保湿剤:トリメチルグリシン(グリシンベタイン) 7.5質量%
ペンタエリスリトール 4.5質量%
着色剤:NKW-4805黄(日本蛍光社製) 40.0質量%
防腐剤:バイオエース(ケイアイ化成社製) 0.3質量%
pH調整剤:トリエタノールアミン 1.0質量%
フッ素系界面活性剤:サーフロン8111N(AGCセイミケミカル社製) 0.2質量%
水溶性有機溶剤:エチレングリコール 3.0質量%
水(溶媒):イオン交換水 43.5質量%
粘度(25℃):3.0mPa・s(コンプレート型粘度計、TOKIMEC社製、TV-20)
表面張力(25℃):33mN/m(自動表面張力計、協和界面科学社製、DY-300)
下記構成、図1及び図3に準拠するペン先を有する筆記具、下記組成の筆記具用インクを使用した。ペン先の寸法等は下記に示す大きさ等を使用した。
インク誘導部25を下記構成とした点以外は、上記実施形態の筆器具と同様であるので、その説明を省略する。
筆記具本体10.インク吸蔵体15,筆記部30、保持体40、インク組成等:上記実施例1と同一。
インク誘導部25の構成:3.5(dtex:デシテックス)、PET製の繊維、巻回本数:600本、幅方向長さ:2mm、長手方向長さ:20mm、厚さt:0.5mmとした。
また、本実施形態でも、インク流出性が良好であるので、ペン先20の移動速度を速くして筆記しても、インクの供給は良好に追従し、筆跡のカスレ等を生じることがない筆記具が得られることなる。
更に、自動筆記装置にこの筆記具をセットして、JIS S6037に準拠した試験方法に従い、上質紙面上で筆記角度65°、筆記荷重1N、速度7cm/sで直線筆記後、筆記した描線状態を目視にて確認したところ、上記好ましいインク組成のものを使用しているため、ペン先20のインク流量(15mg/m)も良好で、ペン先の乾燥を抑えながらも、描線の乾燥性、インクの低温安定性に優れ、描線に滲みや裏抜けのない機能を発現することが判った。
20 ペン先
25 シート状の多孔体
30 筆記部
40 保持体
43 視認部
Claims (3)
- 筆記具本体から供給されるインクを誘導し、かつ筆記方向を視認することができる視認部を有するペン先を備えた筆記具であって、前記ペン先は、少なくとも筆記部と、視認部を有する保持体とにより構成され、該保持体には筆記部より流出性のあるシート状の多孔体からなるインク誘導部が形成されていると共に、インク誘導部は保持体外周に配置されかつ、保持体外周から突出していないことを特徴とする筆記具。
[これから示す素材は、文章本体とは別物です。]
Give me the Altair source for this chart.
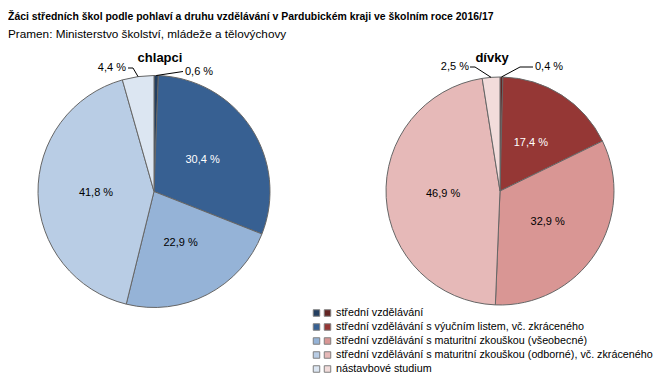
import math
import altair as alt
import pandas as pd

# ---------------- data ----------------
kategorie = [
    "střední vzdělávání",
    "střední vzdělávání s výučním listem, vč. zkráceného",
    "střední vzdělávání s maturitní zkouškou (všeobecné)",
    "střední vzdělávání s maturitní zkouškou (odborné), vč. zkráceného",
    "nástavbové studium",
]
chlapci = [0.6, 30.4, 22.9, 41.8, 4.4]
divky = [0.4, 17.4, 32.9, 46.9, 2.5]
barvy_chlapci = ["#243F60", "#376092", "#95B3D7", "#B9CDE5", "#DCE6F2"]
barvy_divky = ["#632523", "#953735", "#D99694", "#E6B9B8", "#F2DCDB"]
barvy_textu = ["black", "white", "black", "black", "black"]

titulek = "Žáci středních škol podle pohlaví a druhu vzdělávání v Pardubickém  kraji ve školním roce 2016/17"
podtitulek = "Pramen: Ministerstvo školství, mládeže a tělovýchovy"

FONT = "Liberation Sans"
W, H = 653, 368


def fmt(v):
    return f"{v:.1f}".replace(".", ",") + " %"


def pie_layers(values, colors, cx, cy, r, name, name_x, name_y, small_labels):
    df = pd.DataFrame({
        "kategorie": kategorie,
        "hodnota": values,
        "poradi": list(range(len(values))),
        "barva": colors,
        "barva_textu": barvy_textu,
        "vnitrni": [fmt(v) if v >= 10 else "" for v in values],
    })
    base = alt.Chart(df)
    arcs = base.mark_arc(outerRadius=r, stroke="#666666", strokeWidth=1).encode(
        x=alt.value(cx), y=alt.value(cy),
        theta=alt.Theta("hodnota:Q", stack=True),
        order=alt.Order("poradi:Q"),
        color=alt.Color("barva:N", scale=None),
    )
    inner = base.mark_text(radius=r * 0.5, font=FONT, fontSize=11).encode(
        x=alt.value(cx), y=alt.value(cy),
        theta=alt.Theta("hodnota:Q", stack=True),
        order=alt.Order("poradi:Q"),
        text="vnitrni:N",
        color=alt.Color("barva_textu:N", scale=None),
    )
    title = alt.Chart(pd.DataFrame({"t": [name]})).mark_text(
        font=FONT, fontSize=13, fontWeight="bold", baseline="alphabetic"
    ).encode(x=alt.value(name_x), y=alt.value(name_y), text="t:N")

    # outside labels with leader lines (start point on the edge at slice mid-angle)
    total = sum(values)
    cum = [sum(values[:i]) for i in range(len(values))]
    line_rows, text_rows = [], []
    for idx, elbow, end, lx, align in small_labels:
        mid = (cum[idx] + values[idx] / 2) / total * 2 * math.pi
        sx = cx + r * math.sin(mid)
        sy = cy - r * math.cos(mid)
        pts = [(sx, sy), elbow, end]
        for k, (px, py) in enumerate(pts):
            line_rows.append({"id": f"{name}{idx}", "k": k, "px": px, "py": py})
        text_rows.append({"px": lx, "py": end[1], "t": fmt(values[idx]), "align": align})
    ldf = pd.DataFrame(line_rows)
    lines = alt.Chart(ldf).mark_line(color="black", strokeWidth=1).encode(
        x=alt.X("px:Q", scale=None, axis=None),
        y=alt.Y("py:Q", scale=None, axis=None),
        detail="id:N",
        order="k:Q",
    )
    tdf = pd.DataFrame(text_rows)
    out_l = alt.Chart(tdf[tdf["align"] == "left"]).mark_text(
        font=FONT, fontSize=11, align="left", baseline="middle"
    ).encode(x=alt.X("px:Q", scale=None, axis=None), y=alt.Y("py:Q", scale=None, axis=None), text="t:N")
    out_r = alt.Chart(tdf[tdf["align"] == "right"]).mark_text(
        font=FONT, fontSize=11, align="right", baseline="middle"
    ).encode(x=alt.X("px:Q", scale=None, axis=None), y=alt.Y("py:Q", scale=None, axis=None), text="t:N")
    return [arcs, inner, lines, out_l, out_r, title]


left = pie_layers(
    chlapci, barvy_chlapci, 146, 183.5, 116, "chlapci", 152, 54,
    [
        (0, (175, 63.5), (175, 63.5), 177, "left"),
        (4, (125, 60), (120, 60), 118, "right"),
    ],
)
right = pie_layers(
    divky, barvy_divky, 492, 183, 114, "dívky", 484, 54,
    [
        (0, (512, 59), (525, 59), 527, "left"),
        (4, (467, 59), (462, 59), 461, "right"),
    ],
)

# headings
head = pd.DataFrame({"t": [titulek, podtitulek], "py": [12, 30]})
h1 = alt.Chart(head.iloc[[0]]).mark_text(
    font=FONT, fontSize=10.45, fontWeight="bold",
    align="left", baseline="alphabetic"
).encode(x=alt.value(0), y=alt.Y("py:Q", scale=None, axis=None), text="t:N")
h2 = alt.Chart(head.iloc[[1]]).mark_text(
    font=FONT, fontSize=11.75, align="left", baseline="alphabetic"
).encode(x=alt.value(0), y=alt.Y("py:Q", scale=None, axis=None), text="t:N")

# legend
leg = pd.DataFrame({
    "kategorie": kategorie,
    "bc": barvy_chlapci,
    "bd": barvy_divky,
    "py": [305 + 14 * i for i in range(len(kategorie))],
})
lb = alt.Chart(leg)
sq1 = lb.mark_square(size=42, stroke="#7f7f7f", strokeWidth=1, opacity=1).encode(
    x=alt.value(308.5), y=alt.Y("py:Q", scale=None, axis=None),
    color=alt.Color("bc:N", scale=None),
)
sq2 = lb.mark_square(size=42, stroke="#7f7f7f", strokeWidth=1, opacity=1).encode(
    x=alt.value(319.5), y=alt.Y("py:Q", scale=None, axis=None),
    color=alt.Color("bd:N", scale=None),
)
ltxt = lb.mark_text(font=FONT, fontSize=10.75, align="left", baseline="middle").encode(
    x=alt.value(328), y=alt.Y("py:Q", scale=None, axis=None), text="kategorie:N"
)

chart = alt.layer(*left, *right, h1, h2, sq1, sq2, ltxt).properties(
    width=W, height=H, autosize=alt.AutoSizeParams(type="none"), padding=0
).configure_view(stroke=None)

chart.save("out.html", embed_options={"renderer": "svg", "actions": False})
- インク誘導部が筆記部の厚さより薄いと共に、保持体の長手方向外周面には、インク誘導部を嵌入保持する保持溝が形成され、該保持溝にインク誘導部が固着されることを特徴とする請求項1記載の筆記具。
- インク誘導部の幅(m)は、保持体の視認部の幅(M)の90%未満であることを特徴とする請求項1又は2に記載の筆記具。